Steve Perog’s embattled tenure as highway superintendent ended nearly 10 months ago, but his stormy legacy lives on in a 16-foot-long bridge that could cost the small town nearly $200,000.
Work on the bridge on Ash Lane is nearing completion and is expected to be open for passage soon. First-term Highway Superintendent Bill Reed said crews only need to fill in the footings of the box culvert-type bridge the town is installing over the unnamed tributary of the Normanskill.
“By the end of next week, this thing is going to be open,” he said Friday.
But the cost of the bridge will be felt by the highway department and the town for some time. Reed said contracting the construction of the bridge alone cost roughly $125,000, which doesn’t include what was paid out for engineering services and a six-month rental of temporary bridge that ran the town about $650 per week.
For town officials, the bridge is a sore spot that continues to linger from Perog’s tenure. The bridge blasted through the highway department’s budget, leaving Reed with hardly any funds to repair some of the town’s deteriorating roads.
“It killed my budget this year,” Reed lamented.
Even worse, Ash Lane traverses the tributary to a largely wooded dead end with only two homes. But worst of all, town officials remain certain the bridge project never would have been necessary were it not for Perog’s meddling last year.
Reed said the abutments of the old bridge were holding up perfectly fine. In fact, they were able to carry the weight of the temporary bridge without issue until the project began in late June.
Reed said the wooden decking of the bridge could have been replaced at relatively nominal cost and the structure probably would have lasted for years into the future. Yet once Perog demolished the old bridge, there was no way to install a new one safely without starting from scratch.
And once the town had to start from scratch, the price tag on the bridge went through the roof. Reed said repairing the old bridge didn’t require the type of environmental or engineering review required to install a new one, meaning the town could have likely saved tens of thousands of dollars by evaluating the situation before the demolition began.
No chance
But members of the Town Board never had a chance.

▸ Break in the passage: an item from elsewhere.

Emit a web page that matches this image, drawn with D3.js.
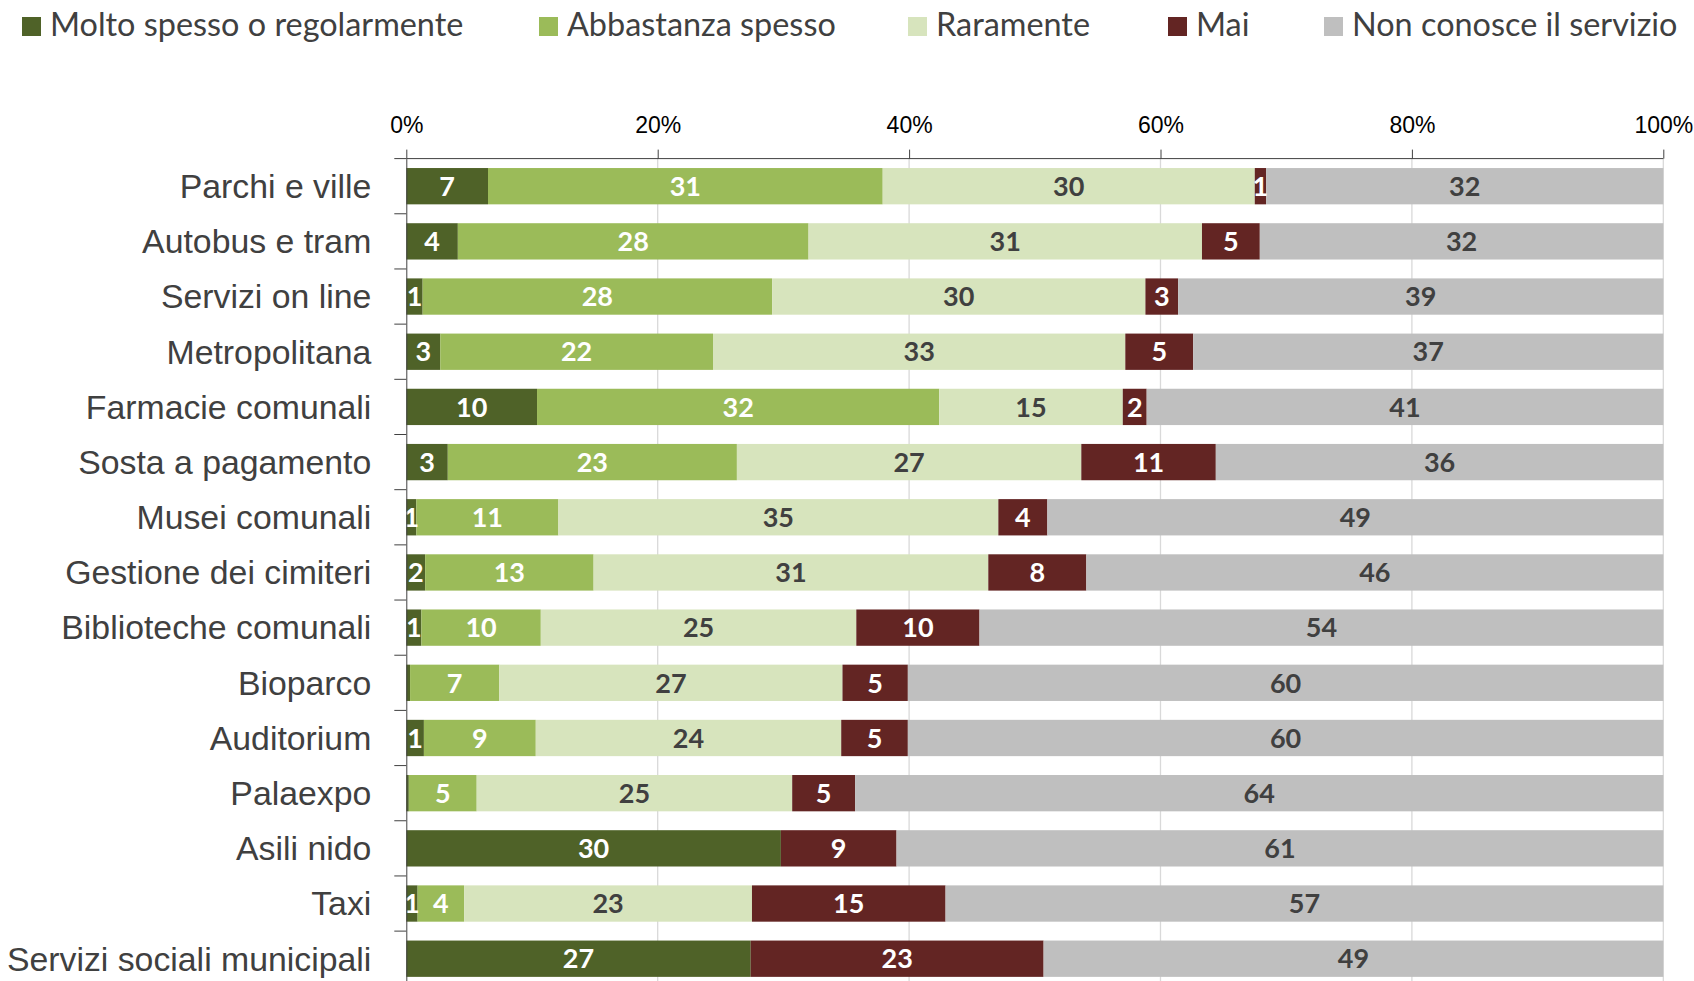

Just as they began discussing a bond project to replace the aging and increasingly dilapidated structure, Perog abruptly started demolishing it.
Perog claimed he could install a replacement structure — a combination of the old bridge and modern material — far cheaper than it would cost to build or repair the existing one. After demolishing everything but the abutments, he brought in three steel I-beams and several slabs of concrete to create a new deck.
Perog used concrete blocks from the highway department to hold down the otherwise free-standing slabs and to act as a barrier to prevent vehicles from plunging over the side of the bridge, which he estimated to weigh roughly 48 tons. He also tried to grade the approach leading up to the structure, which stood more than a foot over the roadway.
“You look at the bridge and you say it’s overkill,” he told The Daily Gazette in October 2011. “And it is.”
The resulting structure, however, was immediately and almost roundly reviled. The Duanesburg Fire Department and the Duanesburg Volunteer Ambulance Corp both sent letters indicating they wouldn’t use the bridge, while Schenectady County officials refused to certify the structure because of the lack of engineering used during its construction.
Board members questioned the liability it posed the town. They also questioned the materials used in construction, some of which came from the demolition of a state-owned bridge nearby.
The town posted a closure sign on Perog’s bridge and urged residents to not drive over it. Then in January, crews dismantled it to make way for the temporary bridge.
“This was a man-made issue,” Reed said. “It’s just a shame.”
Reed now tries to look on the bright side of the debacle and even speculated that Perog probably regrets removing the old one in hindsight. He said the new bridge should last far into the future and could even one day help spur development on the other side.
“Pretty soon, it’ll be all water under the bridge, so to speak,” he said.